**STATED PROBLEM**
Your task is to reproduce, verbatim and without pictures, the lines from the opening of the listing through the line containing "from bokeh.resources import INLINE".
* Start *
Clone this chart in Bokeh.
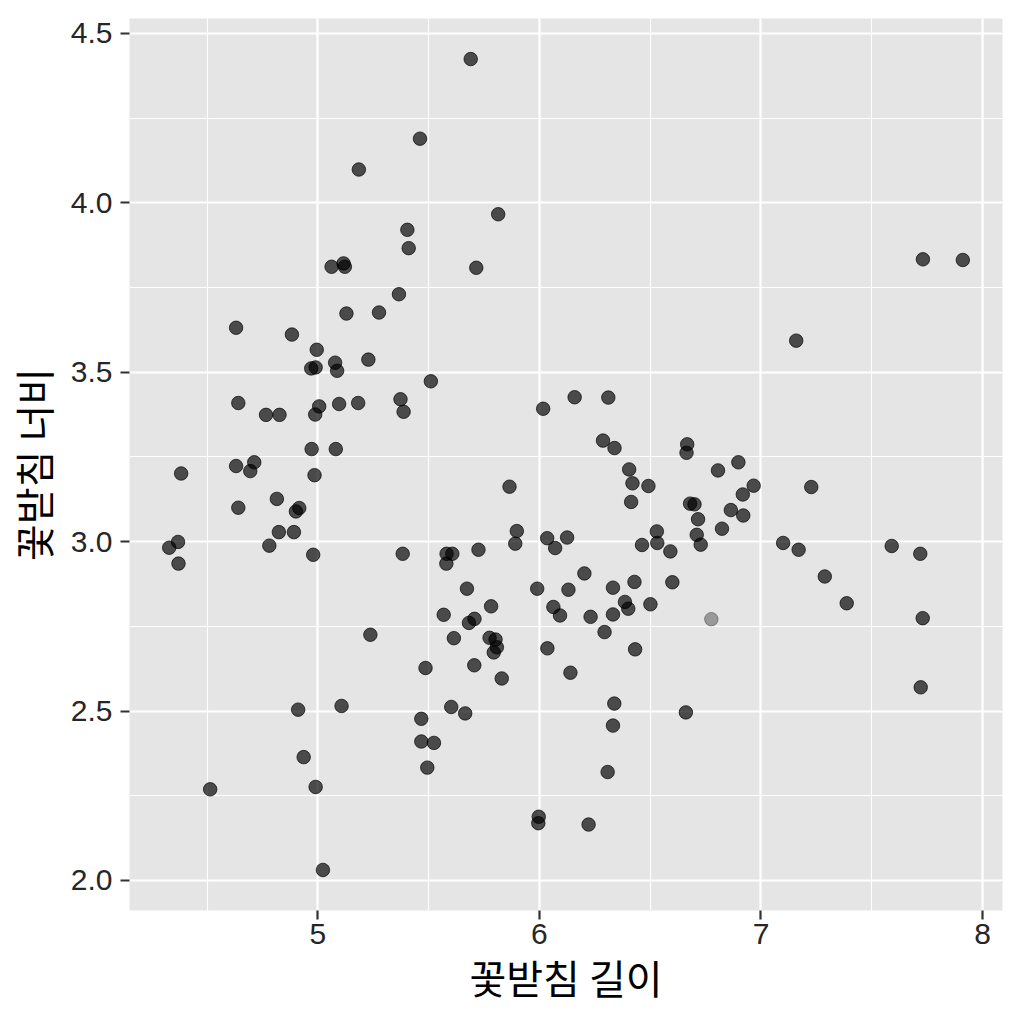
from bokeh.plotting import figure
from bokeh.models import SingleIntervalTicker, Range1d, CustomJSTickFormatter
from bokeh.embed import file_html
from bokeh.resources import INLINE

# sepal length (x) and sepal width (y)
sepal_length = [
    5.690, 5.461, 5.185, 5.814, 5.404, 5.410, 5.715, 5.062, 5.116, 5.122,
    5.366, 5.129, 5.276, 4.631, 4.883, 4.995, 5.228, 5.078, 5.087, 4.970,
    4.990, 5.510, 4.641, 4.766, 4.827, 5.006, 4.988, 5.096, 5.182, 5.373,
    5.387, 4.972, 5.081, 4.383, 4.631, 4.713, 4.695, 4.985, 4.815, 4.641,
    4.916, 4.901, 4.824, 4.892, 4.369, 4.329, 4.371, 4.781, 4.979, 5.383,
    5.581, 5.607, 5.580, 5.568, 5.614, 5.237, 5.486, 4.911, 5.107, 5.602,
    5.665, 5.467, 5.467, 5.524, 5.494, 4.936, 4.990, 4.514, 5.023, 6.159,
    6.311, 6.017, 6.287, 6.339, 6.667, 6.664, 6.405, 6.806, 6.898, 6.420,
    6.492, 5.865, 6.414, 6.680, 6.700, 6.864, 6.918, 6.920, 6.967, 6.716,
    6.824, 5.898, 5.891, 6.035, 6.125, 6.071, 6.530, 6.532, 6.710, 6.728,
    6.463, 6.591, 5.725, 6.203, 5.673, 5.990, 6.131, 6.332, 6.429, 6.600,
    6.501, 6.386, 6.401, 6.063, 6.093, 6.231, 6.332, 5.782, 5.707, 5.682,
    5.775, 5.802, 5.808, 5.794, 6.294, 6.036, 6.432, 5.706, 6.140, 5.830,
    6.338, 6.332, 6.308, 6.661, 5.997, 5.995, 6.222, 7.731, 7.911, 7.159,
    7.227, 7.100, 7.170, 7.590, 7.719, 7.288, 7.387, 7.730, 7.721,
]
sepal_width = [
    4.424, 4.189, 4.098, 3.966, 3.920, 3.866, 3.808, 3.811, 3.821, 3.811,
    3.730, 3.673, 3.676, 3.631, 3.611, 3.566, 3.537, 3.528, 3.504, 3.511,
    3.514, 3.473, 3.409, 3.374, 3.374, 3.399, 3.375, 3.406, 3.409, 3.420,
    3.383, 3.273, 3.273, 3.201, 3.223, 3.234, 3.208, 3.196, 3.126, 3.100,
    3.099, 3.089, 3.028, 3.028, 2.999, 2.982, 2.935, 2.988, 2.961, 2.964,
    2.964, 2.964, 2.935, 2.784, 2.715, 2.725, 2.627, 2.504, 2.515, 2.512,
    2.493, 2.477, 2.410, 2.406, 2.333, 2.364, 2.276, 2.269, 2.031, 3.426,
    3.425, 3.392, 3.298, 3.276, 3.287, 3.262, 3.213, 3.210, 3.234, 3.172,
    3.164, 3.162, 3.117, 3.112, 3.110, 3.093, 3.139, 3.077, 3.165, 3.066,
    3.038, 3.031, 2.994, 3.010, 3.012, 2.981, 3.030, 2.996, 3.020, 2.991,
    2.990, 2.971, 2.976, 2.906, 2.861, 2.861, 2.858, 2.864, 2.881, 2.880,
    2.815, 2.822, 2.802, 2.807, 2.782, 2.778, 2.785, 2.809, 2.772, 2.760,
    2.716, 2.711, 2.688, 2.673, 2.733, 2.685, 2.682, 2.635, 2.613, 2.596,
    2.522, 2.457, 2.320, 2.496, 2.188, 2.169, 2.165, 3.833, 3.831, 3.593,
    3.161, 2.996, 2.976, 2.987, 2.964, 2.897, 2.818, 2.774, 2.570,
]
# one point appears lighter in the reference
faded_length = [6.776]
faded_width = [2.771]

x_label = "꽃받침 길이"
y_label = "꽃받침 너비"

all_x = sepal_length + faded_length
all_y = sepal_width + faded_width
def expand(vals, f=0.05):
    lo, hi = min(vals), max(vals)
    d = (hi - lo) * f
    return lo - d, hi + d

xr = expand(all_x)
yr = expand(all_y)

W, H = 1008, 1008
p = figure(width=W, height=H, output_backend="svg", toolbar_location=None,
           x_range=Range1d(*xr), y_range=Range1d(*yr),
           min_border_left=127, min_border_right=6,
           min_border_top=18, min_border_bottom=94,
           background_fill_color="#E5E5E5", border_fill_color="white")
p.outline_line_color = None

p.xaxis.ticker = SingleIntervalTicker(interval=1, num_minor_ticks=2)
p.yaxis.ticker = SingleIntervalTicker(interval=0.5, num_minor_ticks=2)
p.yaxis.formatter = CustomJSTickFormatter(code="return tick.toFixed(1);")

for ax in (p.xaxis, p.yaxis):
    ax.axis_line_color = None
    ax.major_tick_line_color = "#333333"
    ax.major_tick_line_width = 2.2
    ax.major_tick_out = 9
    ax.major_tick_in = 0
    ax.minor_tick_out = 0
    ax.minor_tick_in = 0
    ax.major_label_text_font = "Liberation Sans"
    ax.major_label_text_font_size = "30px"
    ax.major_label_text_color = "#262626"
    ax.axis_label_text_font = "Noto Sans CJK KR"
    ax.axis_label_text_font_size = "40px"
    ax.axis_label_text_font_style = "normal"
    ax.axis_label_text_color = "black"

p.xaxis.major_label_standoff = 4
p.yaxis.major_label_standoff = 8
p.xaxis.axis_label = x_label
p.yaxis.axis_label = y_label
p.xaxis.axis_label_standoff = 1
p.yaxis.axis_label_standoff = 6

for g in (p.xgrid, p.ygrid):
    g.grid_line_color = "white"
    g.grid_line_width = 2.2
    g.minor_grid_line_color = "white"
    g.minor_grid_line_width = 1.1

p.scatter(sepal_length, sepal_width, size=13.5, fill_color="black", fill_alpha=0.68,
          line_color="black", line_alpha=0.68, line_width=1)
p.scatter(faded_length, faded_width, size=13.5, fill_color="black", fill_alpha=0.33,
          line_color="black", line_alpha=0.33, line_width=1)

open("out.html", "w").write(file_html(p, INLINE))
* End *
**FINAL RESULT**
Clone this chart in Bokeh.
from bokeh.plotting import figure
from bokeh.models import SingleIntervalTicker, Range1d, CustomJSTickFormatter
from bokeh.embed import file_html
from bokeh.resources import INLINE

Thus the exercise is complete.